Ten years from that, he was developing his general relativity theory and finally revealed his crazy idea about space-time warping by the mass and predicted gravitational waves which existence was confirmed exactly hundred years later, in February 2016. We can see on that example how much he was in front of his time, but that's such a nice coincidence for a man who said that time is relative. Yes, his idea was crazy, but it worked!
Over the night, classic physics was changed and he became international sensation and the synonym for word genius.
Can you imagine some scientist today to be stopped on the street to take a photo with the fans? Einstein was suddenly so famous that people were casually approaching him and asking him to explain his theory to them. Popularity among people and the beauty of his theory maybe can be explained by its simplicity but at the same time amazing level of abstraction and the fact that he was “thinking out of the box” and searched where no one else before wanted. He had that philosophical approach to the science, something that most of scientist doesn’t have. Because of all that, idea behind that theory was so understandable to “regular people”. He told the Chicago Daily Tribune in May 1921 “Anyone who has had sufficient training in science can readily understand the theory. There is nothing amazing or mysterious about it. It is very simple to minds trained along that line, and there are many such in the United States.”
After winning his Nobel Prize (for his services to theoretical physics, not for his famous theory of relativity, as many people think) he continued his research on general relativity and the wormholes and spent postwar years teaching at Princeton.
Einstein’s legacy?
It’s hard to count all things that came from his scientific accomplishments, so I’ll mention his non-scientific impact he had on popular culture that no one scientist had before him. He wasn’t afraid to talk about politics and had a strong criticism of The World War situation. He wrote the letter to President Roosevelt where he explained his fear of Germans making the nuclear bomb but refused later to work on famous Manhattan Project, due to his principles.

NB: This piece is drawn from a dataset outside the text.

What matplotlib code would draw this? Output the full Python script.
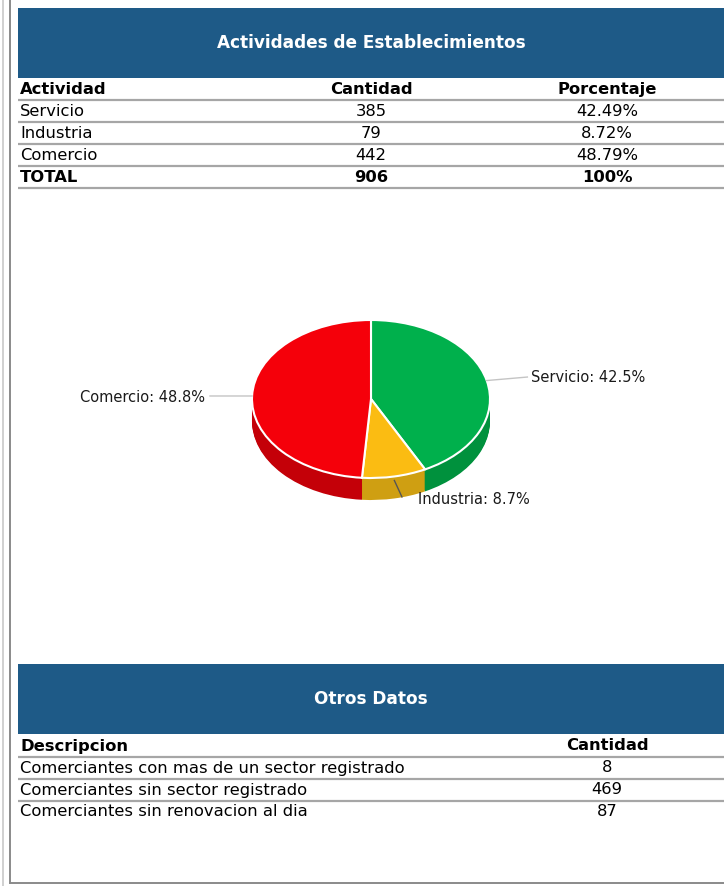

He was even offered to be a president of Israel in 1952 and he turned it down. At the time of big racial segregation in America, he wasn’t afraid to talk in public about rights of Afro Americans, calling the segregation as “a white man disease” and showing his progressive liberal attitude. In 1952 new element was discovered and named einsteinium in his honor.
Einstein became and remained an inspiration to many novels and films to this day. His styling was so impressive that when today someone says about somebody that is a scientist, we automatically imagine man who looks like Einstein. Magazine Time named him as “Man of the Century” and if you don’t believe me about his cultural impact, just google “mad scientist” and look at first ten pictures – to whom it reminds you? Have you ever thought about how is amazing when you want to say about somebody that is a genius, you say something like “so who are you hmmm? Einstein?”
When he died, the pathologist of Princeton Hospital removed his brain during the autopsy, hoping that neuroscience can decode in the future secret of his intelligence. Today, 46 small parts of Einstein brain could be found in Mütter Museum in Philadelphia as a part of permanent exhibition.
Probably, there are many people today who have maybe much higher IQ than Einstein, but let’s say that intelligence is something like hand of cards which you get when you are born and your job is to play with it on the best way. Often, doesn’t win one who has the best cards, but the one who plays the best in the game and Einstein was surely one of the best players we ever seen and he will remain in the top of the list for a long time.